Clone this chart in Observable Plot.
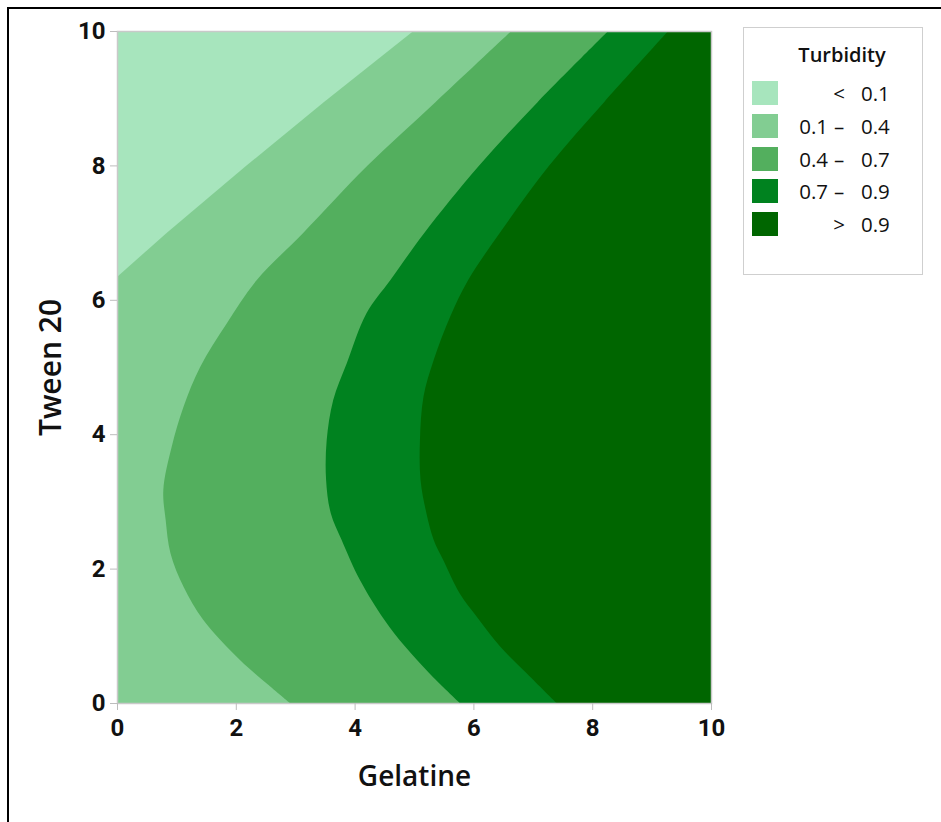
<!DOCTYPE html>
<html>
<head>
<meta charset="utf-8">
<script src="https://cdn.jsdelivr.net/npm/d3@7"></script>
<script src="https://cdn.jsdelivr.net/npm/@observablehq/plot@0.6"></script>
<style>
  body { margin: 0; background: #fff; }
  #wrap { position: relative; width: 941px; height: 822px; overflow: hidden; background: #fff; }
  #border { position: absolute; left: 7px; top: 7px; width: 1000px; height: 1000px; border: 2px solid #000; box-sizing: border-box; }
  #chart { position: absolute; left: 0; top: 0; }
  #legend { position: absolute; left: 743px; top: 27px; width: 180px; height: 248px; border: 1px solid #cfcfcf; box-sizing: border-box; background: #fff; font-family: "Open Sans", sans-serif; color: #111; }
  #legend .title { position: absolute; left: 0; width: 196px; top: 13px; text-align: center; font-size: 20px; font-weight: 600; }
  #legend .row { position: absolute; left: 8px; height: 24px; width: 170px; font-size: 20.5px; line-height: 24px; }
  #legend .sw { position: absolute; left: 0; top: 0; width: 26px; height: 24px; }
  #legend .lo { position: absolute; right: 94px; top: 0; text-align: right; }
  #legend .op { position: absolute; left: 78px; width: 18px; top: 0; text-align: center; }
  #legend .hi { position: absolute; left: 109px; top: 0; }
</style>
</head>
<body>
<div id="wrap">
  <div id="border"></div>
  <div id="chart"></div>
  <div id="legend"></div>
</div>
<script>
// Legend classes
const legendTitle = "Turbidity";
const bandLow  = ["",    "0.1", "0.4", "0.7", ""];
const bandOp   = ["<",   "–",   "–",   "–",   ">"];
const bandHigh = ["0.1", "0.4", "0.7", "0.9", "0.9"];
const bandColors = ["#a7e5bd", "#82cd92", "#53af5e", "#00821f", "#006600"];

// Axis ticks
const gelatineTicks = [0, 2, 4, 6, 8, 10];
const tweenTicks = [0, 2, 4, 6, 8, 10];

// Contour line Turbidity = 0.1 (Tween 20 values and the Gelatine value on the line)
const c01Tween    = [0, 6.34, 6.99, 7.99, 8.94, 10];
const c01Gelatine = [0, 0,    0.83, 2.17, 3.48, 4.99];

// Contour line Turbidity = 0.4
const c04Tween    = [0,    0.29, 0.64, 1.24, 1.73, 2.23, 2.72, 3.17, 3.81, 4.41, 5.00, 5.65, 6.29, 6.99, 7.99, 8.94, 10];
const c04Gelatine = [2.91, 2.52, 2.07, 1.45, 1.12, 0.90, 0.82, 0.78, 0.92, 1.12, 1.40, 1.85, 2.35, 3.13, 4.21, 5.36, 6.64];

// Contour line Turbidity = 0.7
const c07Tween    = [0,    0.45, 0.84, 1.24, 1.83, 2.43, 2.82, 3.32, 3.91, 4.51, 5.06, 5.80, 6.29, 6.99, 7.99, 8.94, 10];
const c07Gelatine = [5.77, 5.25, 4.85, 4.50, 4.09, 3.78, 3.60, 3.52, 3.53, 3.64, 3.87, 4.20, 4.60, 5.17, 6.09, 7.08, 8.27];

// Contour line Turbidity = 0.9
const c09Tween    = [0,    0.44, 0.84, 1.28, 1.63, 2.13, 2.43, 2.82, 3.32, 3.91, 4.56, 5.10, 5.75, 6.29, 6.99, 7.99, 8.94, 10];
const c09Gelatine = [7.40, 6.90, 6.45, 6.06, 5.77, 5.49, 5.33, 5.21, 5.11, 5.10, 5.16, 5.33, 5.61, 5.91, 6.44, 7.27, 8.20, 9.28];

const toRows = (t, g) => t.map((v, i) => ({tween: v, gelatine: g[i]}));
const contours = [
  {rows: toRows(c01Tween, c01Gelatine), curve: "linear"},
  {rows: toRows(c04Tween, c04Gelatine), curve: "catmull-rom"},
  {rows: toRows(c07Tween, c07Gelatine), curve: "catmull-rom"},
  {rows: toRows(c09Tween, c09Gelatine), curve: "catmull-rom"}
];

const tickFont = {fontFamily: "Roboto", fontSize: 24, fontWeight: "bold"};

const chart = Plot.plot({
  width: 941,
  height: 822,
  marginTop: 31,
  marginLeft: 117,
  marginRight: 230,
  marginBottom: 119,
  style: {background: "transparent", color: "#111", overflow: "visible"},
  x: {domain: [0, 10]},
  y: {domain: [0, 10]},
  marks: [
    Plot.frame({fill: bandColors[0], stroke: null}),
    ...contours.map((c, i) => Plot.areaX(c.rows, {
      y: "tween", x1: "gelatine", x2: 10, fill: bandColors[i + 1], curve: c.curve, clip: true
    })),
    Plot.frame({stroke: "#c9c9c9", strokeWidth: 1.5}),
    Plot.axisX({ticks: gelatineTicks, tickSize: 7, tickPadding: 8, stroke: "#bdbdbd", label: null, ...tickFont}),
    Plot.axisY({ticks: tweenTicks, tickSize: 7, tickPadding: 5, stroke: "#bdbdbd", label: null, ...tickFont}),
    Plot.text(["Gelatine"], {frameAnchor: "bottom", dy: 74, lineAnchor: "middle", textAnchor: "middle",
      fill: "#111", fontFamily: "Open Sans", fontSize: 28, fontWeight: 600}),
    Plot.text(["Tween 20"], {frameAnchor: "left", dx: -66, rotate: -90, lineAnchor: "middle", textAnchor: "middle",
      fill: "#111", fontFamily: "Open Sans", fontSize: 30, fontWeight: 600})
  ]
});
document.getElementById("chart").appendChild(chart);

// Legend
const legend = document.getElementById("legend");
const title = document.createElement("div");
title.className = "title";
title.textContent = legendTitle;
legend.appendChild(title);
const rowTops = [53, 86, 119, 151, 184];
bandColors.forEach((col, i) => {
  const row = document.createElement("div");
  row.className = "row";
  row.style.top = rowTops[i] + "px";
  row.innerHTML = `<div class="sw" style="background:${col}"></div>` +
    `<span class="lo">${bandLow[i]}</span><span class="op">${bandOp[i]}</span><span class="hi">${bandHigh[i]}</span>`;
  legend.appendChild(row);
});
</script>
</body>
</html>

→ **REQUIREMENT**
Which lines contain "chart"? Copy each of them out.

→ **RESULT OF THIS EXERCISE**
Clone this chart in Observable Plot.
  #chart { position: absolute; left: 0; top: 0; }
  <div id="chart"></div>
const chart = Plot.plot({
document.getElementById("chart").appendChild(chart);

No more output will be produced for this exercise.